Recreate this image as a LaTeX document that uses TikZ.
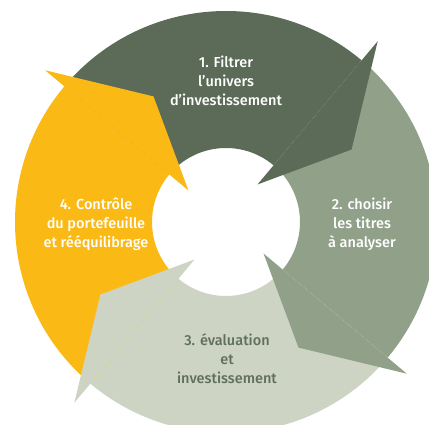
\documentclass[tikz,border=0pt]{standalone}
\usepackage{fontspec}
\setmainfont{Fira Sans}[UprightFont={Fira Sans Medium}]
\definecolor{filtre}{RGB}{91,107,88}
\definecolor{choix}{RGB}{145,160,136}
\definecolor{evalu}{RGB}{205,212,196}
\definecolor{controle}{RGB}{250,185,20}
\definecolor{textevalu}{RGB}{96,110,92}
\begin{document}
\begin{tikzpicture}[x=1pt,y=1pt,
        etape/.style={align=center, font=\fontsize{14.5}{19}\selectfont, text=white}]
        \useasboundingbox (-226,-203) rectangle (203,222);
        \clip (-226,-203) rectangle (203,222);
        % anneau
        \foreach \a/\c in {140/filtre, 50/choix, -40/evalu, -130/controle}
            \fill[\c] (\a:211) arc[start angle=\a, end angle=\a-90, radius=211] -- (\a-90:74) arc[start angle=\a-90, end angle=\a, radius=74] -- cycle;
        % pointes
        \foreach \a/\c in {50/filtre, -40/choix, -130/evalu, 140/controle}
            \fill[\c] (\a:49) -- (\a:236) -- (\a-20:145) -- cycle;
        \node[etape] (filtrer) at (0,141) {1. Filtrer\\l’univers\\d’investissement};
        \node[etape] (choisir) at (136,-2) {2. choisir\\les titres\\à analyser};
        \node[etape, text=textevalu] (evaluer) at (1,-137) {3. évaluation\\et\\investissement};
        \node[etape] (controler) at (-130,-2) {4. Contrôle\\du portefeuille\\et rééquilibrage};
\end{tikzpicture}
\end{document}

> _Required work_
Every line of text is to be repeated exactly; pictures are left out.

> _Finished exercise_
Recreate this image as a LaTeX document that uses TikZ.
\documentclass[tikz,border=0pt]{standalone}
\usepackage{fontspec}
\setmainfont{Fira Sans}[UprightFont={Fira Sans Medium}]
\definecolor{filtre}{RGB}{91,107,88}
\definecolor{choix}{RGB}{145,160,136}
\definecolor{evalu}{RGB}{205,212,196}
\definecolor{controle}{RGB}{250,185,20}
\definecolor{textevalu}{RGB}{96,110,92}
\begin{document}
\begin{tikzpicture}[x=1pt,y=1pt,
        etape/.style={align=center, font=\fontsize{14.5}{19}\selectfont, text=white}]
        \useasboundingbox (-226,-203) rectangle (203,222);
        \clip (-226,-203) rectangle (203,222);
        % anneau
        \foreach \a/\c in {140/filtre, 50/choix, -40/evalu, -130/controle}
            \fill[\c] (\a:211) arc[start angle=\a, end angle=\a-90, radius=211] -- (\a-90:74) arc[start angle=\a-90, end angle=\a, radius=74] -- cycle;
        % pointes
        \foreach \a/\c in {50/filtre, -40/choix, -130/evalu, 140/controle}
            \fill[\c] (\a:49) -- (\a:236) -- (\a-20:145) -- cycle;
        \node[etape] (filtrer) at (0,141) {1. Filtrer\\l’univers\\d’investissement};
        \node[etape] (choisir) at (136,-2) {2. choisir\\les titres\\à analyser};
        \node[etape, text=textevalu] (evaluer) at (1,-137) {3. évaluation\\et\\investissement};
        \node[etape] (controler) at (-130,-2) {4. Contrôle\\du portefeuille\\et rééquilibrage};
\end{tikzpicture}
\end{document}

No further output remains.